Historic district in Connecticut, United States

The Colony Street-West Main Street Historic District encompasses a major section of the historic downtown area of Meriden, Connecticut. Extending north and west from the junction of Colony and West Main Streets, this area was developed commercially after the arrival of the railroad line which runs just to its east. Despite some redevelopment, the historic commercial and mixed residential-commercial buildings convey the appearance of a typical late 19th or early 20th-century downtown. The district was listed on the National Register of Historic Places in 1987. Since its listing, a number of the historic buildings have been demolished.

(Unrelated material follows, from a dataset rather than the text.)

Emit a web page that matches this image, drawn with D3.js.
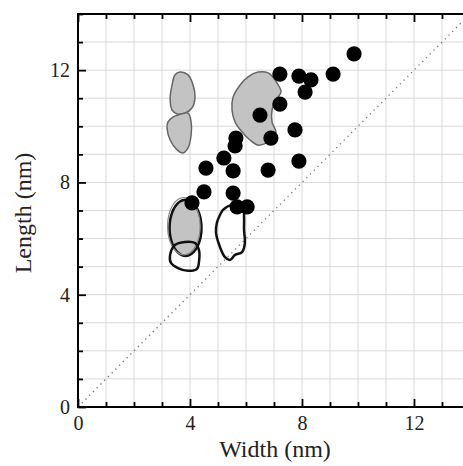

==Description and history==

Colony St, Meriden, Connecticut, 1940s

Meriden's early town center was located at the junction of Main and Broad Streets, with West Meriden a lesser center of economic activity. In 1838, the railroad line was run nearer West Meriden (after a protracted battle between competing municipal interests), kicking off a commercial development boom there. Colony Street was by 1875 lined with commercial buildings, many of which were redeveloped later in the 19th century or early 20th century in late Victorian and other styles. West Main Street was developed mainly in the early 20th century, with either single or two-story commercial blocks, or larger mixed residential-commercial buildings in a diversity of styles. The south side of West Main Street was in the mid-20th century subjected to urban renewal, resulting in the demolition of most of the older buildings there.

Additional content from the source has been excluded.